Description : Cashmere is more like wool than any other hair fibre. The fibres are extremely fine and soft. Cashmere is not very durable however - it is easily abraded, for example, from shoulder straps. Cashmere is about 50% warmer than wool - hence cashmere garments tend to be lighter than their wool equivalents. It can be knitted or woven, and is found in a range of fabrics from soft jersey knits to woven coatings.
Fabrication : Cashmere is obtained from domesticated Kashmir goats in the Himalayas, in Tibet, Iran, Afghanistan, Mongolia, India, Pakistan and China. The hair is obtained from brushing the undercoat of these goats in the spring. The goats produce a double fleece consisting of the fine, soft undercoat or underdown of hair mingled with a straighter and much coarser outer coating of hair called guard hair. In order for the fine under down to be sold and processed further, it must first be de-haired. De-hairing is a mechanical process that separates the coarse hairs from the fine hair and after de-hairing the resulting "cashmere" is ready to be dyed and converted into yarn, fabrics and garments. The annual world production of "pure cashmere" is estimated to be about 6,500 tons.
Subtypes : Cashmere fibres may be raw, processed, virgin or recycled.
Dyes, color treatment and washing characteristics : Cashmere should be hand washed or dry cleaned. If hand washing, use lukewarm water with soap flakes or liquid soap. Try not to rub or twist the garment as this may cause pilling. After washing, rinse the garment in cool water until all the soap is removed, squeezing gently without wringing. Squeeze away excess water in a towel. To dry, leave the garment to dry naturally away from direct heat and sunlight. It is important not to spin or tumble dry.
Draping properties : Cashmere fabrics drape beautifully and have a superb nap.
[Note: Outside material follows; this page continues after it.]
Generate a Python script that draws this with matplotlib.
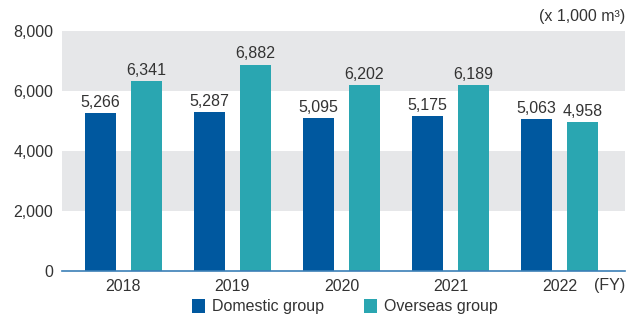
import matplotlib.pyplot as plt
import numpy as np

plt.rcParams['font.family'] = ['Liberation Sans', 'DejaVu Sans']

years = ['2018', '2019', '2020', '2021', '2022']
domestic = [5266, 5287, 5095, 5175, 5063]
overseas = [6341, 6882, 6202, 6189, 4958]

c_dom = '#00589f'
c_ovs = '#2aa6b1'
txt = '#333333'
fs = 11.5

fig = plt.figure(figsize=(6.37, 3.21), dpi=100)
ax = fig.add_axes([0.097, 0.156, 0.884, 0.747])

x = np.arange(len(years))
w = 0.285
off = 0.21

# alternating grey bands
ax.axhspan(6000, 8000, color='#e6e7e9', zorder=0, lw=0)
ax.axhspan(2000, 4000, color='#e6e7e9', zorder=0, lw=0)

b1 = ax.bar(x - off, domestic, w, color=c_dom, zorder=2, label='Domestic group')
b2 = ax.bar(x + off, overseas, w, color=c_ovs, zorder=2, label='Overseas group')

for rects, vals in ((b1, domestic), (b2, overseas)):
    for r, v in zip(rects, vals):
        ax.text(r.get_x() + r.get_width() / 2, v + 110, f'{v:,}',
                ha='center', va='bottom', fontsize=fs, color=txt)

ax.set_xlim(-0.565, 4.6)
ax.set_ylim(0, 8000)
ax.set_yticks([0, 2000, 4000, 6000, 8000])
ax.set_yticklabels([f'{t:,}' for t in [0, 2000, 4000, 6000, 8000]])
ax.set_xticks(x)
ax.set_xticklabels(years)
ax.tick_params(length=0, labelsize=fs, labelcolor=txt)
ax.tick_params(axis='y', pad=6)
ax.tick_params(axis='x', pad=6)

for s in ['top', 'right', 'left']:
    ax.spines[s].set_visible(False)
ax.spines['bottom'].set_color('#3b7fb6')
ax.spines['bottom'].set_linewidth(1.2)
ax.spines['bottom'].set_zorder(3)

fig.text(0.981, 0.948, '(x 1,000 m\u00b3)', ha='right', va='center',
         fontsize=fs, color=txt)
fig.text(0.981, 0.11, '(FY)', ha='right', va='center', fontsize=fs, color=txt)

fig.legend(handles=[b1, b2], loc='center', bbox_to_anchor=(0.541, 0.045),
           ncol=2, frameon=False, fontsize=fs, handlelength=0.85,
           handleheight=1.0, handletextpad=0.4, columnspacing=2.5,
           labelcolor=txt)

fig.savefig('out.png', dpi=100)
Cutting properties : Make certain that the fabric doesn't drape off the cutting table, as this will pull the fabric out of shape during cutting. If edges curl, press them before laying out the fabric or use a spray starch. When pressing cashmere, make sure you use a press cloth. Use a dry iron, but mist the press cloth lightly with water before applying the iron. When pressing cashmere, make sure you use a press cloth. Use a dry iron, but mist the press cloth lightly with water before applying the iron. Try to use the tip of the iron rather than the whole iron base.
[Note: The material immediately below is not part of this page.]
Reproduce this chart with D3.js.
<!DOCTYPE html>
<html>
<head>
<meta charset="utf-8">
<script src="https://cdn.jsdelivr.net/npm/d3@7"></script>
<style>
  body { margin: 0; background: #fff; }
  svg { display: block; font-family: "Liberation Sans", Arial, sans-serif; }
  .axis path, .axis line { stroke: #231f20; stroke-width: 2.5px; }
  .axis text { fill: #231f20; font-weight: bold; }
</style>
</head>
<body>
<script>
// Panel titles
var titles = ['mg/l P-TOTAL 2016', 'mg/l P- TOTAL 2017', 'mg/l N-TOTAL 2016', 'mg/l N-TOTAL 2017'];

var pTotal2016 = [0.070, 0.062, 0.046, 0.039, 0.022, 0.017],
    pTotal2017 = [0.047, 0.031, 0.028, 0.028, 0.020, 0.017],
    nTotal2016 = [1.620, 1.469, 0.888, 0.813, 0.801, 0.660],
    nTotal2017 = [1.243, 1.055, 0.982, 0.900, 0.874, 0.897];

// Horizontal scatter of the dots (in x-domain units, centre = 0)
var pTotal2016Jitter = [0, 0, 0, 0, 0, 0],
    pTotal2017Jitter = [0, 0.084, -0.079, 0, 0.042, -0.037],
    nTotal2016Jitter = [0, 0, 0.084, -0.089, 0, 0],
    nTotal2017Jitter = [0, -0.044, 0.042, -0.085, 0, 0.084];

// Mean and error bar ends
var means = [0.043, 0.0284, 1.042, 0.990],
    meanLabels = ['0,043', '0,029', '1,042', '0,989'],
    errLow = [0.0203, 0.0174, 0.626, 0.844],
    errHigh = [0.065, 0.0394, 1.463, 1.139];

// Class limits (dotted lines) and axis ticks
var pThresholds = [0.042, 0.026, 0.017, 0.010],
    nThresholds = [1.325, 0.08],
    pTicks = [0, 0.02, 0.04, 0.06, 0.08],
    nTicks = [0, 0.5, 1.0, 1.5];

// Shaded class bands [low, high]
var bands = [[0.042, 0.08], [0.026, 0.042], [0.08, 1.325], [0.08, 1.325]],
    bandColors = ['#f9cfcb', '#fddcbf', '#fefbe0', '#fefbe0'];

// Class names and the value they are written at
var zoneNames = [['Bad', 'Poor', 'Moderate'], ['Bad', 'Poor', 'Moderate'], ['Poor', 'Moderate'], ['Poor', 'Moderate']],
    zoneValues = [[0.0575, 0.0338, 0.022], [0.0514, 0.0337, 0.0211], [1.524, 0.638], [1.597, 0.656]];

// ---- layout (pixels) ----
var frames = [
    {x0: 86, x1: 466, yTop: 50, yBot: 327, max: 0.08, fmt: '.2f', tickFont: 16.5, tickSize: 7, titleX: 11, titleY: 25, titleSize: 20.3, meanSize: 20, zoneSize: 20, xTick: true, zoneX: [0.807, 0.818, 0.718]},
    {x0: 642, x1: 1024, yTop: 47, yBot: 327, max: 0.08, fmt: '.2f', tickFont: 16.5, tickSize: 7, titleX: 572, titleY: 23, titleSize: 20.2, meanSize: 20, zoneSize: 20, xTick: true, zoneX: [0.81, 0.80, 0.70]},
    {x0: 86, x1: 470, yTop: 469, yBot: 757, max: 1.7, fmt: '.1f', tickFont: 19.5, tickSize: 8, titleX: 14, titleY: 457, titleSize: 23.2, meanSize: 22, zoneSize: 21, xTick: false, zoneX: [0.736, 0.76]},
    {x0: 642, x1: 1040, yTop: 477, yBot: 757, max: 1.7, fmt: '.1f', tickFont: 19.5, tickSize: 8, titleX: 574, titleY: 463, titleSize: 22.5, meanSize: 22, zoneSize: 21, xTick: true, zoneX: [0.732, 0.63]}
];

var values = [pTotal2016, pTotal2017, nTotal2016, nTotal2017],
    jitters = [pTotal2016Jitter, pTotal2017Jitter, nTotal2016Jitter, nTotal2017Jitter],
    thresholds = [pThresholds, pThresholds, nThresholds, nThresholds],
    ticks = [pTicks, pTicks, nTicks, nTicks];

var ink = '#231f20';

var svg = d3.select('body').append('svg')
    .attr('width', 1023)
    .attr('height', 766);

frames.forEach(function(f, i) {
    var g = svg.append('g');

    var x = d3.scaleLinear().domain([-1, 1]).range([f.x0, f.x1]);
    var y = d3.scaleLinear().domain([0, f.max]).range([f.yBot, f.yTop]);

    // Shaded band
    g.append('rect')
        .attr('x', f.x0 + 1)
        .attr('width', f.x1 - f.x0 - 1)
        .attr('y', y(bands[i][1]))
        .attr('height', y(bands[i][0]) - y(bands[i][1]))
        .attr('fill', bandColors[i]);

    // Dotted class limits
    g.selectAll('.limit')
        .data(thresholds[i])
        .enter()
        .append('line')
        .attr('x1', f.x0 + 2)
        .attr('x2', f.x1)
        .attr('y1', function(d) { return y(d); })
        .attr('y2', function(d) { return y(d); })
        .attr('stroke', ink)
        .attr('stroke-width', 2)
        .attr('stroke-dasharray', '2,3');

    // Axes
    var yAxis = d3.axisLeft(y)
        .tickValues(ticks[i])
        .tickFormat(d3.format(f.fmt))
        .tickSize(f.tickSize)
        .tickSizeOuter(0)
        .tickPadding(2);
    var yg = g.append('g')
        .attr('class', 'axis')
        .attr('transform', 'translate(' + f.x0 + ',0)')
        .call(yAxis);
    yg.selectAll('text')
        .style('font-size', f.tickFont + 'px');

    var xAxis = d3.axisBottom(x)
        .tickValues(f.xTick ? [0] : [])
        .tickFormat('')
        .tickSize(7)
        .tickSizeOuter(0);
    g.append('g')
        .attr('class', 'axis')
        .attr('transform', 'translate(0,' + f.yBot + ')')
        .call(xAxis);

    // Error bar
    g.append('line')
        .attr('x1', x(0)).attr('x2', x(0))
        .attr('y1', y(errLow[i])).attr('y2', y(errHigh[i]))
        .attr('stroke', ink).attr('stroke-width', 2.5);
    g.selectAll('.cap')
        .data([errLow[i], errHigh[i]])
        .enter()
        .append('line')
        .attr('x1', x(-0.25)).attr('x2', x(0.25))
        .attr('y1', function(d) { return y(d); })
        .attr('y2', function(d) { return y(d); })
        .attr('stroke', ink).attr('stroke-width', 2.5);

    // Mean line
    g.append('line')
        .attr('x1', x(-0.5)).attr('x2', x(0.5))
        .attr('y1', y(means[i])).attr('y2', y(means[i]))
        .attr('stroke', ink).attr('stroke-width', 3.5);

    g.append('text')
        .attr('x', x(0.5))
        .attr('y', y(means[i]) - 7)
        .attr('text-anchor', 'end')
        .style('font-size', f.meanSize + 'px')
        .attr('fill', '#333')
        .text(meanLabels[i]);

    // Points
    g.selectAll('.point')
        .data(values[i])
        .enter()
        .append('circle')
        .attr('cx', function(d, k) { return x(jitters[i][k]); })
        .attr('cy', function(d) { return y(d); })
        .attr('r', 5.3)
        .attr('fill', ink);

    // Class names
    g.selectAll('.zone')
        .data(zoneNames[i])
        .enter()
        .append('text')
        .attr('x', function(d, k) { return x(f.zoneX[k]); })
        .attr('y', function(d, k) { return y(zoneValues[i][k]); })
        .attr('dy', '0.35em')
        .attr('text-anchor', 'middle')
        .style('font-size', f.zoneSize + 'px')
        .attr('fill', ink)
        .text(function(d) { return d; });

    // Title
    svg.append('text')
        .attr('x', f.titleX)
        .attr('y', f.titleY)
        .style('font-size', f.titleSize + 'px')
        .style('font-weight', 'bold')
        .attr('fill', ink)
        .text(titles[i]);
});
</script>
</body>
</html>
Sewing challenges : Cashmere has similar sewing properties and challenges as several wool fabrics - jersey, wool flannel, melton. However, you need to treat it very carefully. It is really easy to overpress it. Cashmere will have a tendency to hold impressions at the seamline, and it takes on a shine rather too easily. Nonetheless with careful handling, cashmere sews up beautifully and yields stunning results.
Example creations : Cashmere and silk blazer, Red bolero, 1920s style beret, White coat, Men's coat,
Uses worldwide : Sweaters, skirts, tops, jackets, coats.
Origins and history : Cashmere shawls are mentioned as early as the 3rd century B.C. However, the cashmere garment industry finds it roots in 15th century Kashmir, when weavers were imported from Turkestan. The French developed their own cashmere spinning process in the late 18th century, and the Scottish developed a cashmere spinning patent in 1831.